Jordan v. Fidelity & Casualty Company of New York

90 So.2d 531 (1956)

Lee E. JORDAN, Plaintiff-Appellee,
v.
The FIDELITY & CASUALTY COMPANY OF NEW YORK and William D. McFerrin, Defendants-Appellants.

No. 8581.

Court of Appeal of Louisiana, Second Circuit.

October 25, 1956. Rehearing Denied November 29, 1956.

W. Peyton Cunningham, Natchitoches, for appellants.

G. F. Thomas, Jr., Julian E. Bailes, Natchitoches, for appellee.

GLADNEY, Judge.

This case is a companion suit with that of Roberts v. Fidelity & Casualty Company of New York, 90 So.2d 527; Jordan v. Fidelity & Casualty Company of New York, 90 So.2d 529; and Smith v. Fidelity & Casualty Company of New York, 90 So.2d 532. The plaintiff, appellee herein, Lee E. Jordan, was involved in an accident which occurred on August 13, 1955, while driving his 1949 Studebaker truck on Louisiana Highway No. 1 about one mile north of Natchitoches, Louisiana. Plaintiff's truck was struck from the rear by an automobile owned and operated by William D. McFerrin, who is made a co-defendant with his insurer, The Fidelity & Casualty Company of New York. As a result of the accident plaintiff and other occupants of the truck sustained property damages and personal injuries.

At the commencement of the trial the defendants judicially admitted the assured was guilty of actionable negligence and consequently the evidence adduced at the trial was restricted solely to the question of damages. From a judgment of $2,500 rendered in favor of plaintiff, Lee E. Jordan and against defendants, The Fidelity & Casualty Company of New York and William D. McFerrin, the defendants have appealed. Appellee has answered the appeal, asking that the judgment be increased to the sum of $3,501.

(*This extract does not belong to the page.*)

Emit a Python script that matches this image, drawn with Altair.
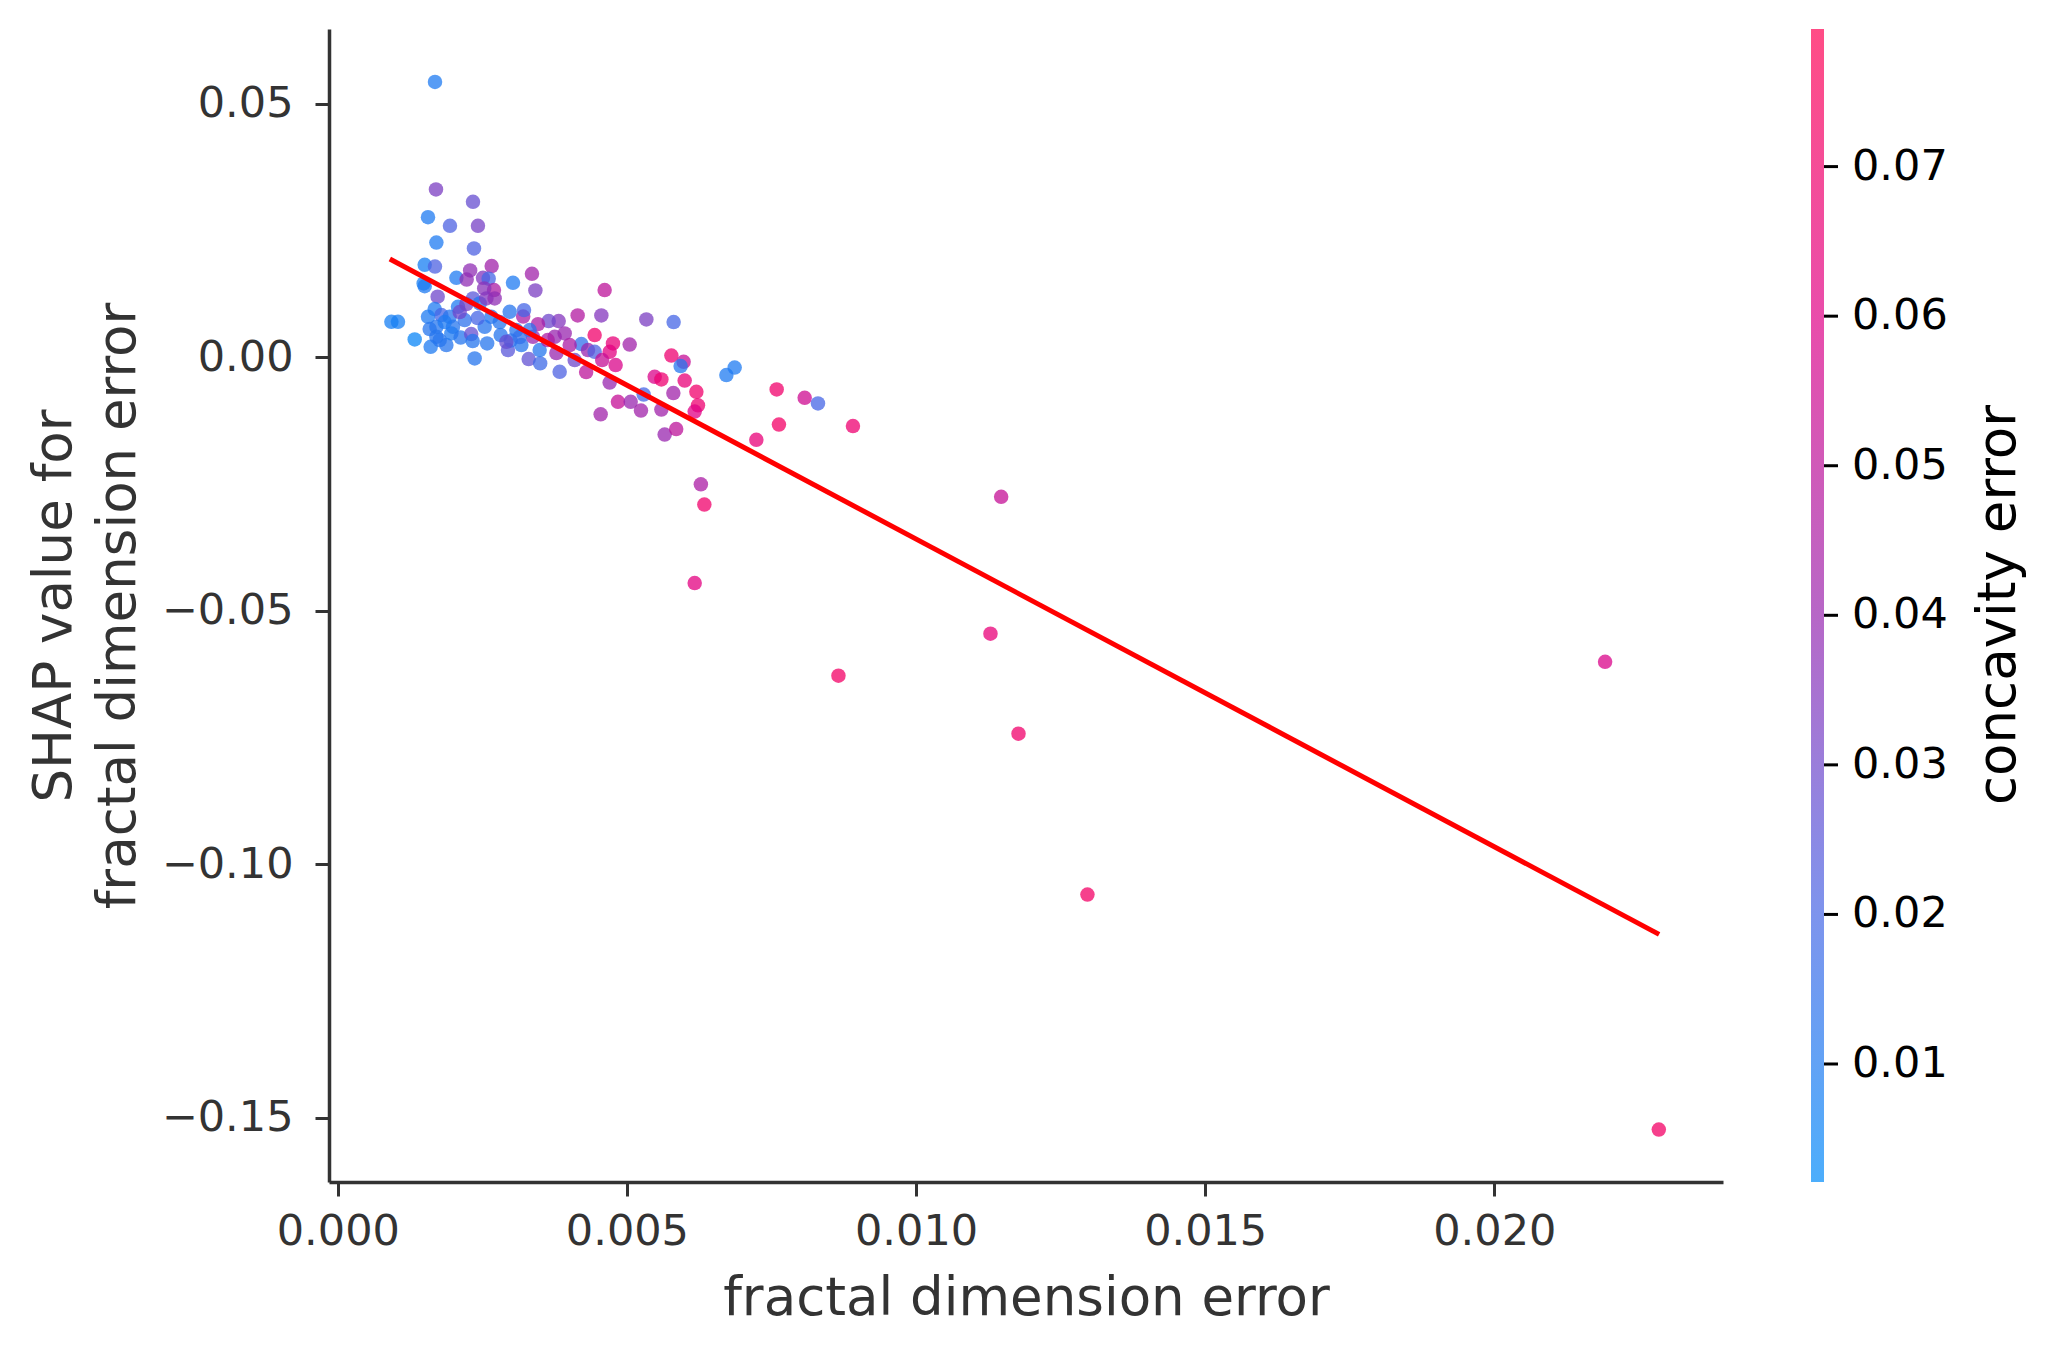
import altair as alt
import pandas as pd

# fractal dimension error (x), SHAP value (y), concavity error (colour)
x_vals = [
    0.001681, 0.001698, 0.002338, 0.001560, 0.001940, 0.002424, 0.001705, 0.002355, 0.001503, 0.001681,
    0.002661, 0.002051, 0.002289, 0.002229, 0.002511, 0.002609, 0.003030, 0.003358, 0.003417, 0.001485,
    0.001503, 0.002701, 0.002532, 0.001727, 0.004615, 0.004558, 0.004148, 0.003820, 0.003647, 0.003206,
    0.003220, 0.002973, 0.001676, 0.001791, 0.001560, 0.002079, 0.002224, 0.000927, 0.001041, 0.001330,
    0.001606, 0.001589, 0.001705, 0.001878, 0.001992, 0.001964, 0.002125, 0.002367, 0.002307, 0.002333,
    0.002583, 0.002540, 0.002656, 0.002817, 0.002943, 0.002990, 0.003175, 0.003301, 0.003375, 0.003462,
    0.003500, 0.003491, 0.003751, 0.003924, 0.003780, 0.003837, 0.004442, 0.004212, 0.004327, 0.004442,
    0.004759, 0.004702, 0.004805, 0.004572, 0.004295, 0.004702, 0.004845, 0.004546, 0.005336, 0.005808,
    0.005048, 0.005769, 0.005981, 0.005929, 0.005480, 0.005596, 0.005999, 0.006201, 0.005803, 0.005290,
    0.005065, 0.005243, 0.005596, 0.006229, 0.006172, 0.005653, 0.005852, 0.006720, 0.006863, 0.007590,
    0.007629, 0.007238, 0.008074, 0.008304, 0.008909, 0.011472, 0.006279, 0.006339, 0.006172, 0.011287,
    0.008658, 0.011772, 0.012964, 0.021916, 0.022845, 0.002338, 0.002454, 0.002570, 0.002713, 0.001935,
    0.001705, 0.001762, 0.003088, 0.003318, 0.002915, 0.001849, 0.002194, 0.002108, 0.002419, 0.002800,
    0.003145, 0.003630, 0.004010, 0.004097,
]
y_vals = [
    0.05426, 0.03305, 0.03061, 0.02759, 0.02588, 0.02588, 0.02257, 0.02142, 0.01819, 0.01784,
    0.01794, 0.01563, 0.01709, 0.01528, 0.01563, 0.01547, 0.01464, 0.01642, 0.01315, 0.01453,
    0.01399, 0.01321, 0.01354, 0.01192, 0.01321, 0.00822, 0.00822, 0.00710, 0.00710, 0.00798,
    0.00926, 0.00893, 0.00946, 0.00828, 0.00794, 0.00991, 0.01045, 0.00696, 0.00696, 0.00349,
    0.00203, 0.00552, 0.00400, 0.00237, 0.00597, 0.00467, 0.00384, -0.00026, 0.00453, 0.00315,
    0.00270, 0.00597, 0.00794, 0.00434, 0.00138, 0.00325, 0.00237, -0.00039, 0.00400, 0.00650,
    -0.00124, 0.00138, 0.00400, 0.00467, 0.00079, -0.00290, 0.00434, 0.00256, 0.00138, 0.00104,
    0.00270, 0.00104, -0.00158, -0.00059, -0.00296, -0.00503, -0.00881, -0.01129, 0.00743, 0.00690,
    0.00246, 0.00030, -0.00093, -0.00177, -0.00388, -0.00440, -0.00463, -0.00684, -0.00710, -0.00739,
    -0.00881, -0.01054, -0.01035, -0.00952, -0.01074, -0.01528, -0.01419, -0.00355, -0.00207, -0.00637,
    -0.01330, -0.01630, -0.00804, -0.00913, -0.01360, -0.02755, -0.02509, -0.02907, -0.04455, -0.05454,
    -0.06282, -0.07425, -0.10598, -0.06008, -0.15230, 0.01157, 0.01058, 0.01157, 0.01157, 0.00794,
    0.00597, 0.00335, 0.00532, 0.00532, 0.00302, 0.00690, 0.00729, 0.00887, 0.00769, 0.00690,
    0.00394, 0.00335, 0.00237, -0.00059,
]
c_vals = [
    0.010, 0.033, 0.028, 0.010, 0.022, 0.032, 0.010, 0.022, 0.008, 0.022,
    0.042, 0.010, 0.038, 0.038, 0.035, 0.020, 0.010, 0.042, 0.033, 0.008,
    0.010, 0.045, 0.036, 0.030, 0.050, 0.035, 0.047, 0.035, 0.030, 0.045,
    0.020, 0.012, 0.010, 0.020, 0.010, 0.010, 0.032, 0.008, 0.008, 0.005,
    0.010, 0.012, 0.012, 0.012, 0.012, 0.010, 0.012, 0.012, 0.028, 0.012,
    0.012, 0.012, 0.012, 0.012, 0.025, 0.015, 0.012, 0.027, 0.040, 0.045,
    0.018, 0.012, 0.040, 0.040, 0.040, 0.022, 0.070, 0.015, 0.040, 0.022,
    0.065, 0.062, 0.058, 0.052, 0.050, 0.040, 0.052, 0.042, 0.033, 0.020,
    0.042, 0.068, 0.052, 0.012, 0.058, 0.068, 0.065, 0.070, 0.042, 0.020,
    0.040, 0.042, 0.042, 0.068, 0.060, 0.040, 0.050, 0.010, 0.010, 0.070,
    0.072, 0.065, 0.055, 0.020, 0.068, 0.052, 0.045, 0.070, 0.062, 0.065,
    0.072, 0.070, 0.072, 0.058, 0.072, 0.025, 0.012, 0.035, 0.038, 0.012,
    0.012, 0.012, 0.012, 0.015, 0.028, 0.010, 0.014, 0.030, 0.020, 0.012,
    0.015, 0.045, 0.045, 0.030,
]

# fitted trend line end points
line_x = [0.00090, 0.02285]
line_y = [0.01933, -0.11383]

x_ticks = [0.0, 0.005, 0.010, 0.015, 0.020]
y_ticks = [-0.15, -0.10, -0.05, 0.0, 0.05]
c_ticks = [0.01, 0.02, 0.03, 0.04, 0.05, 0.06, 0.07]
colorbar_title = ["concavity error"]

c_domain = [0.00211, 0.02138, 0.04066, 0.05993, 0.0792]
c_range = ["#008bfa", "#4b63e3", "#9b24ad", "#e00086", "#ff0052"]

df = pd.DataFrame({"x": x_vals, "y": y_vals, "c": c_vals})
ldf = pd.DataFrame({"x": line_x, "y": line_y})
tdf = pd.DataFrame({"t": colorbar_title})
cdf = pd.DataFrame({"v": c_ticks})

FONT = "DejaVu Sans"
xscale = alt.Scale(domain=[-0.000152, 0.023955], nice=False, zero=False)
yscale = alt.Scale(domain=[-0.16265, 0.06469], nice=False, zero=False)

points = alt.Chart(df).mark_circle(size=210, opacity=0.75, strokeWidth=0).encode(
    x=alt.X("x:Q", scale=xscale,
            axis=alt.Axis(values=x_ticks, format=".3f", title="fractal dimension error",
                          labelPadding=14, titlePadding=19)),
    y=alt.Y("y:Q", scale=yscale,
            axis=alt.Axis(values=y_ticks, format=".2f",
                          title=["SHAP value for", "fractal dimension error"],
                          labelPadding=22, titlePadding=16, titleLineHeight=64)),
    color=alt.Color("c:Q",
                    scale=alt.Scale(domain=c_domain, range=c_range, interpolate="rgb"),
                    legend=alt.Legend(title=None, orient="none",
                                      legendX=1482, legendY=0, direction="vertical",
                                      gradientLength=1153, gradientThickness=13,
                                      gradientOpacity=0.7, gradientStrokeWidth=0,
                                      values=c_ticks, format=".2f",
                                      labelFontSize=43, labelColor="black", labelFont=FONT,
                                      labelOffset=28, labelOverlap=False, padding=0)),
)

line = alt.Chart(ldf).mark_line(color="#ff0000", strokeWidth=5).encode(
    x=alt.X("x:Q", scale=xscale),
    y=alt.Y("y:Q", scale=yscale, axis=None),
)

cb_ticks = alt.Chart(cdf).mark_rule(color="black", strokeWidth=3).encode(
    y=alt.Y("v:Q", scale=alt.Scale(domain=[c_domain[0], c_domain[-1]], nice=False, zero=False),
            axis=None),
    x=alt.value(1495), x2=alt.value(1509),
)

cb_title = alt.Chart(tdf).mark_text(
    angle=270, align="center", baseline="middle", fontSize=53, font=FONT, color="black"
).encode(text="t:N", x=alt.value(1670), y=alt.value(576))

chart = alt.layer(points, line, cb_ticks, cb_title).resolve_scale(y="independent").properties(
    width=1394, height=1153,
    padding={"left": 329, "top": 29, "right": 332, "bottom": 175},
    autosize=alt.AutoSizeParams(type="none"),
    background="white",
).configure_view(stroke=None).configure_axis(
    grid=False,
    domainColor="#333333", domainWidth=3.5,
    tickColor="#333333", tickWidth=3, tickSize=14,
    labelColor="#333333", labelFontSize=43, labelFont=FONT,
    titleColor="#333333", titleFontSize=53, titleFont=FONT, titleFontWeight="normal",
)

chart.save("out.html", embed_options={"renderer": "svg", "actions": False})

Immediately following the accident plaintiff was taken to Natchitoches where he was examined and treated by Dr. Charles E. Cook for injuries received by him. Dr. Cook testified that Jordan sustained numerous abrasions and a contusion of the knee which required "a couple of stitches". He gave his patient a prescription for some medicine and prescribed diathermy and injections for muscular pain. He found there was a small amount of fluid on the knee, a finding which does not appear to be significant. Jordan, testifying at the trial, complained he still continued to have some weakness in the knee. The evidence, we *532 think, shows that a normal recovery was had.

It is conceded that plaintiff is entitled to the sum of $225 property damage to his truck, $135 for loss of wages, and $96 for medical expenses, or a total of $456.

An additional claim was made, predicated on fear that his unborn child was injured as a result of the above accident. At the time of the accident plaintiff's wife, Mrs. Minnie Pearl Dixon Jordan, was seven months pregnant. She was seated in the truck next to her husband who was driving, and she received some physical injuries. Dr. Cook testified that both Mr. and Mrs. Jordan were highly nervous when they appeared at his office for him to determine the extent of their injuries on the night of August 13th; that he gave Mrs. Jordan an examination, and assured her and her husband that there was no injury to the unborn child and both Mr. and Mrs. Jordan appeared relieved. The evidence indicates, however, Jordan continued to worry over a possible injury to the child, which worry was only dispelled when the child was born normal in every respect.

In Valence v. Louisiana Power & Light Co., La.App.1951, 50 So.2d 847, both parents were held entitled to recover for worry and mental anguish over fear that the foetus might have been injured and the sum of $750 was allowed to the mother. In the instant case we are of the opinion that the prompt assurance by Dr. Cook greatly reduced the fear and anxiety of Jordan and his wife. We think, however, such fear and anxiety brought on by the negligence of the defendant insured is a proper item for damages, and we award the sum of $250 to plaintiff on account of his worry and anxiety. We believe Jordan's physical injuries were not of a serious nature and an allowance in the sum of $500 is adequate. Summarizing, we find plaintiff entitled to receive for property damage and medical expenses, the sum of $456, for fear of injury to his unborn child $250 and $500 for physical injuries, or a total of $1,206.

Accordingly, the judgment from which appealed should be amended by reducing the total award therein, viz. $2,500, to the sum of $1,206, and as so amended, the judgment is affirmed. Appellee should be taxed with cost of appeal, and appellants with all other costs.